PER I NARCOS il Paraguay è il paradiso. Sette milioni di abitanti, Pil quasi terzomondiale, neanche un pezzetto di mare ma oltre tremila chilometri di fiumi navigabili e navi che le norme del Mercosur vietano di controllare fuori dai porti, frontiere senza radar dove i turboelica vanno e vengono con quasi mezza tonnellata a viaggio, il Partido Colorado al potere da quasi ottant’anni – inclusi i 35 dell’atroce dittatura di Alfredo Stroessner – con tutte le clientele che questo comporta. Da molti anni i cartelli producono coca in Colombia, Perù e Bolivia, il Primeiro Comando da Capital (Pcc) di San Paolo trasporta tutto in Paraguay e lo infila nei container, i grandi narcobroker della ’ndrangheta e di altri gruppi criminali fanno gli acquisti e attendono le loro dieci o venti tonnellate nei porti di Anversa, di Amburgo o di Gioia Tauro, che da solo fa tre quarti di tutta la coca sequestrata in Italia in un anno.

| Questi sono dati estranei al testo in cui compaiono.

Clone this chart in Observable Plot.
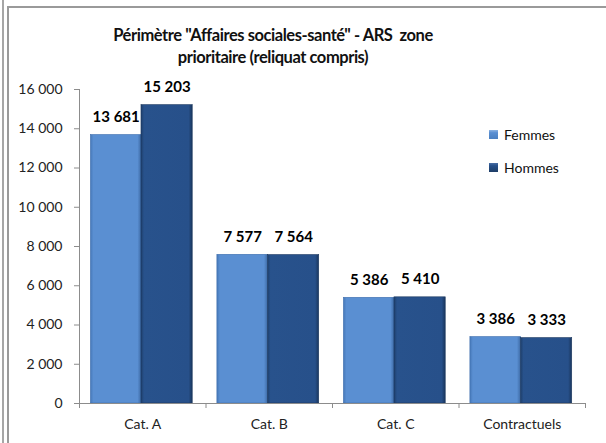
<!DOCTYPE html>
<html>
<head>
<meta charset="utf-8">
<script src="https://cdn.jsdelivr.net/npm/d3@7"></script>
<script src="https://cdn.jsdelivr.net/npm/@observablehq/plot@0.6"></script>
<style>
  html, body { margin: 0; padding: 0; background: #fff; }
  body { width: 606px; height: 443px; position: relative; overflow: hidden; font-family: Lato, "Open Sans", sans-serif; }
  #outer { position: absolute; left: 2px; top: 0; width: 2px; height: 443px; background: #a6a6a6; }
  #frame { position: absolute; left: 7px; top: 6px; width: 620px; height: 460px; border-left: 2px solid #9a9a9a; border-top: 2px solid #9a9a9a; }
  #title { position: absolute; left: 0; width: 546px; top: 24px; text-align: center; font-weight: bold; font-size: 16.5px; letter-spacing: -0.45px; line-height: 22px; color: #111; }
  #chart { position: absolute; left: 0; top: 0; }
  .leg { position: absolute; left: 489px; font-size: 14px; color: #111; display: flex; align-items: center; }
  .sw { width: 9px; height: 9px; margin-right: 6px; }
</style>
</head>
<body>
<div id="outer"></div>
<div id="frame"></div>
<div id="chart"></div>
<div id="title">Périmètre "Affaires sociales-santé" - ARS&nbsp; zone<br>prioritaire (reliquat compris)</div>
<div class="leg" style="top:126px"><div class="sw" style="background:linear-gradient(#8db3e2,#5a8fd2 30%,#4a7fc1)"></div>Femmes</div>
<div class="leg" style="top:159px"><div class="sw" style="background:linear-gradient(#4a6fa5,#27508a 30%,#1d3d66)"></div>Hommes</div>
<script>
const categories = ["Cat. A", "Cat. B", "Cat. C", "Contractuels"];
const series = ["Femmes", "Hommes"];
const femmes = [13681, 7577, 5386, 3386];
const hommes = [15203, 7564, 5410, 3333];
const yTicks = [0, 2000, 4000, 6000, 8000, 10000, 12000, 14000, 16000];

const fmt = d => d3.format(",")(d).replace(/,/g, " ");
const gray = "#8c8c8c";

// group layout within each category band (fractions of the band)
const slots = { Femmes: [0.09, 0.49], Hommes: [0.49, 0.895] };
const rows = [];
categories.forEach((c, i) => {
  rows.push({ cat: c, i, sex: "Femmes", value: femmes[i] });
  rows.push({ cat: c, i, sex: "Hommes", value: hommes[i] });
});
const fRows = rows.filter(d => d.sex === "Femmes");
const hRows = rows.filter(d => d.sex === "Hommes");
const x1 = d => d.i + slots[d.sex][0];
const x2 = d => d.i + slots[d.sex][1];
const xm = d => d.i + (slots[d.sex][0] + slots[d.sex][1]) / 2;

const font = "Lato, 'Open Sans', sans-serif";

const chart = Plot.plot({
  width: 606,
  height: 443,
  marginLeft: 79,
  marginRight: 21,
  marginTop: 89,
  marginBottom: 40,
  style: { fontFamily: font, background: "transparent", overflow: "visible" },
  x: { type: "linear", domain: [0, categories.length], axis: null },
  y: { domain: [0, 16000], axis: null },
  marks: [
    Plot.axisY({ ticks: yTicks, label: null, tickSize: 5, tickPadding: 12, tickFormat: fmt, stroke: gray, fill: "#222", fontSize: 14 }),
    Plot.ruleX([0], { stroke: gray }),
    Plot.axisX({ ticks: d3.range(categories.length + 1), label: null, tickSize: 5, tickFormat: () => "", stroke: gray }),
    Plot.axisX({ ticks: categories.map((c, i) => i + 0.5), label: null, tickSize: 0, tickPadding: 16, tickFormat: d => categories[Math.floor(d)], fill: "#222", fontSize: 14 }),
    Plot.rectY(fRows, { x1, x2, y: "value", fill: "url(#gF)", stroke: "#3f6fae", strokeWidth: 0.6 }),
    Plot.rectY(hRows, { x1, x2, y: "value", fill: "url(#gH)", stroke: "#1b3860", strokeWidth: 0.6 }),
    Plot.ruleY([0], { stroke: gray }),
    Plot.text(rows, { x: xm, y: "value", text: d => fmt(d.value), dy: -18, fontWeight: "bold", fontSize: 15, fill: "#000" })
  ]
});

const defs = d3.select(chart).insert("defs", ":first-child");
function grad(id, stops) {
  const g = defs.append("linearGradient").attr("id", id).attr("x1", "0").attr("x2", "1").attr("y1", "0").attr("y2", "0");
  stops.forEach(([o, c]) => g.append("stop").attr("offset", o).attr("stop-color", c));
}
grad("gF", [[0, "#4678b8"], [0.06, "#5a8fd2"], [0.93, "#5a8fd2"], [1, "#3e6ba6"]]);
grad("gH", [[0, "#1e3f6b"], [0.06, "#28528c"], [0.93, "#27508a"], [1, "#1a365d"]]);

document.getElementById("chart").appendChild(chart);
</script>
</body>
</html>
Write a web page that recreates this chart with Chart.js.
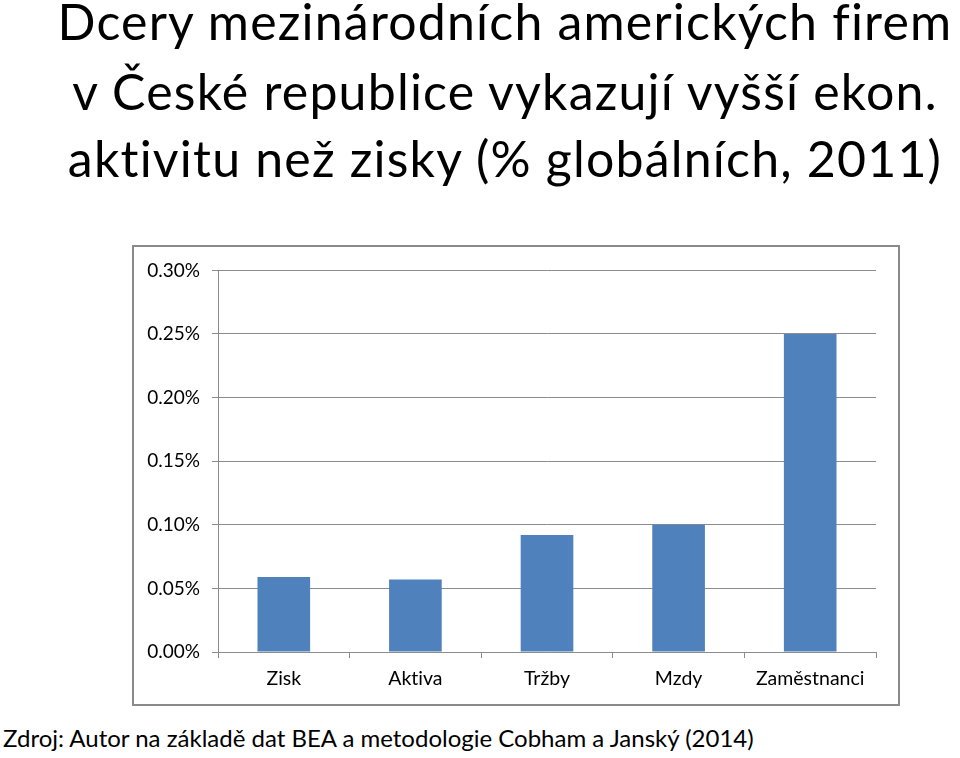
<!DOCTYPE html>
<html>
<head>
<meta charset="utf-8">
<script src="https://cdn.jsdelivr.net/npm/chart.js@4"></script>
<style>
  body { margin: 0; width: 960px; height: 758px; overflow: hidden; background: #fff; font-family: "Lato", sans-serif; color: #000; font-variant-ligatures: none; }
  .tl { position: absolute; left: 0; width: 1010px; text-align: center; font-size: 50px; line-height: 50px; letter-spacing: 1.2px; white-space: nowrap; }
  #src { position: absolute; left: 3px; top: 726px; font-size: 24px; line-height: 24px; white-space: nowrap; }
  #box { position: absolute; left: 132px; top: 245px; width: 764px; height: 457px; border: 2px solid #8a8a8a; }
</style>
</head>
<body>
<div class="tl" style="top:-4px">Dcery mezinárodních amerických firem</div>
<div class="tl" style="top:66px">v České republice vykazují vyšší ekon.</div>
<div class="tl" style="top:133px">aktivitu než zisky (% globálních, 2011)</div>
<div id="box"><canvas id="chart" width="764" height="457"></canvas></div>
<div id="src">Zdroj: Autor na základě dat BEA a metodologie Cobham a Janský (2014)</div>
<script>
// podíl amerických dcer v ČR na globálních hodnotách (%)
const categories = ['Zisk', 'Aktiva', 'Tržby', 'Mzdy', 'Zaměstnanci'];
const shares = [0.059, 0.057, 0.092, 0.100, 0.250];
const yTicks = [0, 0.05, 0.10, 0.15, 0.20, 0.25, 0.30];

const gridGray = '#8c8c8c';

const ctx = document.getElementById('chart').getContext('2d');
new Chart(ctx, {
    type: 'bar',
    data: {
        labels: categories,
        datasets: [{
            data: shares,
            backgroundColor: '#4f81bd',
            barPercentage: 0.4,
            categoryPercentage: 1.0
        }]
    },
    options: {
        responsive: false,
        animation: false,
        layout: { padding: { top: 21, right: 22, left: 0, bottom: 0 } },
        plugins: { legend: { display: false }, tooltip: { enabled: false } },
        scales: {
            x: {
                grid: { offset: true, drawOnChartArea: false, drawTicks: true, tickLength: 6, color: gridGray },
                border: { color: gridGray },
                ticks: { font: { family: 'Lato', size: 19.5 }, color: '#000', padding: 9 },
                afterFit: scale => { scale.height = 52; }
            },
            y: {
                min: yTicks[0],
                max: yTicks[yTicks.length - 1],
                afterBuildTicks: scale => { scale.ticks = yTicks.map(v => ({ value: v })); },
                grid: { color: gridGray, tickLength: 6 },
                border: { color: gridGray },
                ticks: { font: { family: 'Lato', size: 19 }, color: '#000', padding: 12, callback: v => v.toFixed(2) + '%' },
                afterFit: scale => { scale.width = 84; }
            }
        }
    }
});
</script>
</body>
</html>
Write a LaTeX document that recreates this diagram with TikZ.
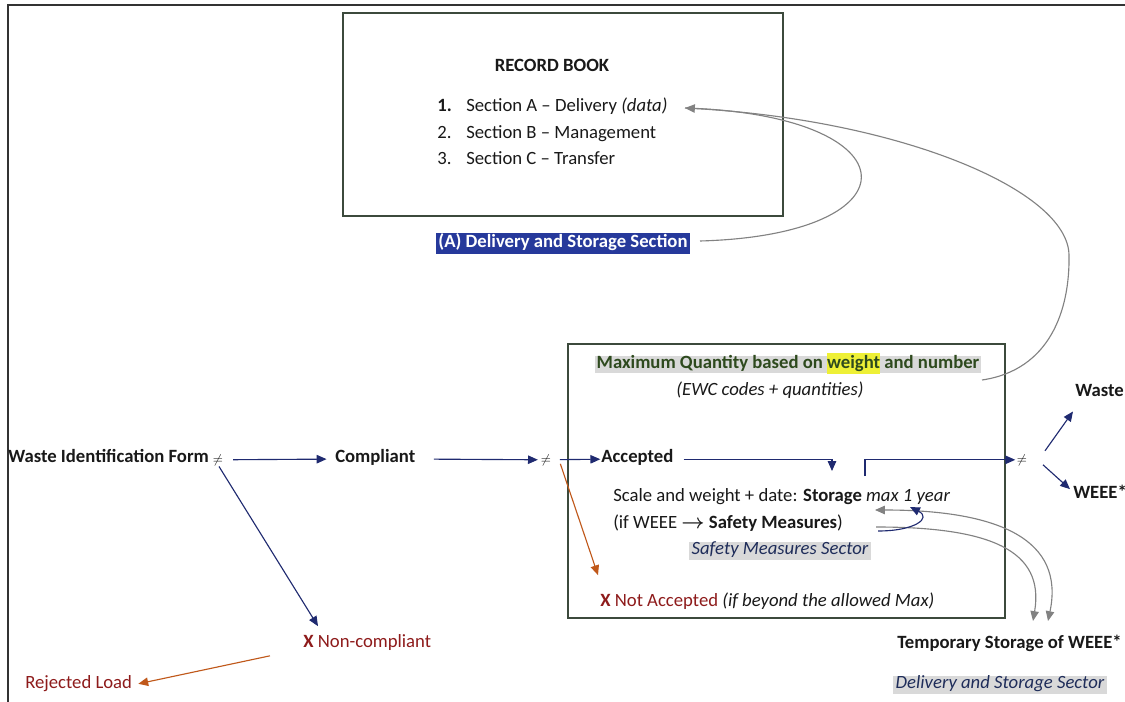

A 45 anni, con un apparato di sicurezza minimo e per di più attivato o disattivato da lui stesso, el fiscal Marcelo Pecci era il procuratore delegato al crimine organizzato. Non proprio una procura antimafia: quattro giudici, nemmeno tutti a tempo pieno. Ma si era dato da fare, pure in quel verminaio di collusioni in cui il narcotraffico ha precipitato il Paraguay. Il viceministro della giustizia del paese era un pm alla antinarcotici insieme a un altro pm, Armando Cantero. Entrambi colleghi di Pecci, entrambi recentemente incriminati per le tangenti di un re della coca locale, Serio Quintiliano Neto alias “Minotauro”: 10mila dollari e alcune penne Montblanc.
IN UNA TENUTA sequestrata a Minotauro la polizia paraguayana trovò documenti col nome di un altro mafioso emergente del paese, di nome Caio Bernasconi Braga – ma il nome con cui lo conoscono i narcos locali è “Berlusconi”. Su Minotauro, su Berlusconi, sul ministro e sul collega infedeli Marcelo Pecci aveva ricevuto richieste di informazioni per email dalla polizia brasiliana. Non ha fatto in tempo a rispondere, lo hanno preso sulla spiaggia.
Il figlio che gli nascerà è un maschio. Si chiamerà Marcelo.